---------- Data for this task

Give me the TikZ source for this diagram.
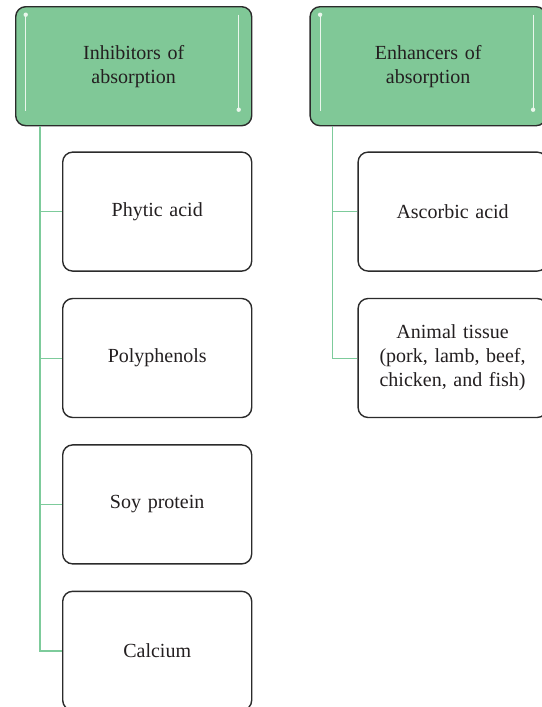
\documentclass[tikz,border=0pt]{standalone}
\usepackage{fontspec}
\setmainfont{Liberation Serif}
\usepackage{tikz}
\usetikzlibrary{positioning}
\definecolor{leafgreen}{HTML}{80C897}
\definecolor{stemgreen}{HTML}{7DCB9B}
\definecolor{boxline}{HTML}{2B2B2B}
\definecolor{textdark}{HTML}{231F20}
\definecolor{shine}{HTML}{EAF6EC}
\tikzset{
	factor/.style={
		draw=boxline, line width=0.7pt, rounded corners=5pt, fill=white,
		minimum width=94.5pt, minimum height=59.5pt, inner sep=2pt,
		text width=90pt, align=center, text=textdark,
		font=\fontsize{10}{12}\selectfont
	},
	group head/.style={
		factor, fill=leafgreen, minimum width=118pt, text width=100pt,
		path picture={
			\draw[shine, line width=0.5pt]
				([xshift=5pt, yshift=-4pt]path picture bounding box.north west) --
				([xshift=5pt, yshift=7.5pt]path picture bounding box.south west);
			\fill[shine] ([xshift=5pt, yshift=-4pt]path picture bounding box.north west) circle (1.1pt);
			\draw[shine, line width=0.5pt]
				([xshift=-6.5pt, yshift=-4pt]path picture bounding box.north east) --
				([xshift=-6.5pt, yshift=8pt]path picture bounding box.south east);
			\fill[shine] ([xshift=-6.5pt, yshift=8pt]path picture bounding box.south east) circle (1.1pt);
		}
	},
	stem/.style={draw=stemgreen, line width=1pt},
	twig/.style={draw=stemgreen, line width=0.5pt}
}
\begin{document}
\begin{tikzpicture}[node distance=13pt]
    \useasboundingbox (0,0) rectangle (270.5pt,-353.5pt);
    \node[group head, anchor=north west] (inh) at (7.5pt,-3pt) {Inhibitors of\\absorption};
    \node[group head, right=28.5pt of inh] (enh) {Enhancers of\\absorption};

    \node[factor, below right=12.5pt and 23.5pt of inh.south west] (phy) {Phytic acid};
    \node[factor, below=of phy] (pol) {Polyphenols};
    \node[factor, below=of pol] (soy) {Soy protein};
    \node[factor, below=of soy] (cal) {Calcium};

    \node[factor, below right=12.5pt and 24pt of enh.south west] (asc) {Ascorbic acid};
    \node[factor, below=of asc] (ani) {Animal tissue\\(pork, lamb, beef,\\chicken, and fish)};

    \coordinate (inh-stem) at ([xshift=12.5pt]inh.south west);
    \coordinate (enh-stem) at ([xshift=11.5pt]enh.south west);

    \draw [stem] (inh-stem) |- (cal.west);
    \draw [twig] (phy.west) -- (phy.west -| inh-stem);
    \draw [twig] (pol.west) -- (pol.west -| inh-stem);
    \draw [twig] (soy.west) -- (soy.west -| inh-stem);

    \draw [twig] (enh-stem) |- (ani.west);
    \draw [twig] (asc.west) -- (asc.west -| enh-stem);
\end{tikzpicture}
\end{document}
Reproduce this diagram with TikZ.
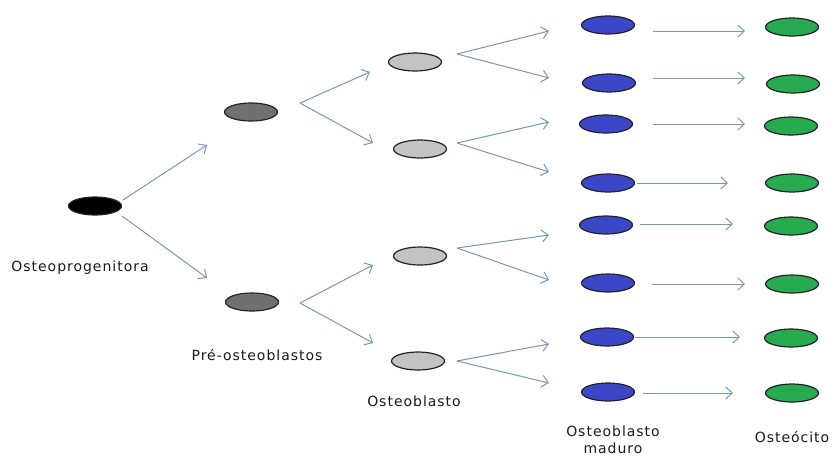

--------------------

Exercise brief
Repeat the records above exactly, from the first line through the line containing "head, right=28.5pt of", and leave out the pictures.

Written response
Give me the TikZ source for this diagram.
\documentclass[tikz,border=0pt]{standalone}
\usepackage{fontspec}
\setmainfont{Liberation Serif}
\usepackage{tikz}
\usetikzlibrary{positioning}
\definecolor{leafgreen}{HTML}{80C897}
\definecolor{stemgreen}{HTML}{7DCB9B}
\definecolor{boxline}{HTML}{2B2B2B}
\definecolor{textdark}{HTML}{231F20}
\definecolor{shine}{HTML}{EAF6EC}
\tikzset{
	factor/.style={
		draw=boxline, line width=0.7pt, rounded corners=5pt, fill=white,
		minimum width=94.5pt, minimum height=59.5pt, inner sep=2pt,
		text width=90pt, align=center, text=textdark,
		font=\fontsize{10}{12}\selectfont
	},
	group head/.style={
		factor, fill=leafgreen, minimum width=118pt, text width=100pt,
		path picture={
			\draw[shine, line width=0.5pt]
				([xshift=5pt, yshift=-4pt]path picture bounding box.north west) --
				([xshift=5pt, yshift=7.5pt]path picture bounding box.south west);
			\fill[shine] ([xshift=5pt, yshift=-4pt]path picture bounding box.north west) circle (1.1pt);
			\draw[shine, line width=0.5pt]
				([xshift=-6.5pt, yshift=-4pt]path picture bounding box.north east) --
				([xshift=-6.5pt, yshift=8pt]path picture bounding box.south east);
			\fill[shine] ([xshift=-6.5pt, yshift=8pt]path picture bounding box.south east) circle (1.1pt);
		}
	},
	stem/.style={draw=stemgreen, line width=1pt},
	twig/.style={draw=stemgreen, line width=0.5pt}
}
\begin{document}
\begin{tikzpicture}[node distance=13pt]
    \useasboundingbox (0,0) rectangle (270.5pt,-353.5pt);
    \node[group head, anchor=north west] (inh) at (7.5pt,-3pt) {Inhibitors of\\absorption};
    \node[group head, right=28.5pt of inh] (enh) {Enhancers of\\absorption};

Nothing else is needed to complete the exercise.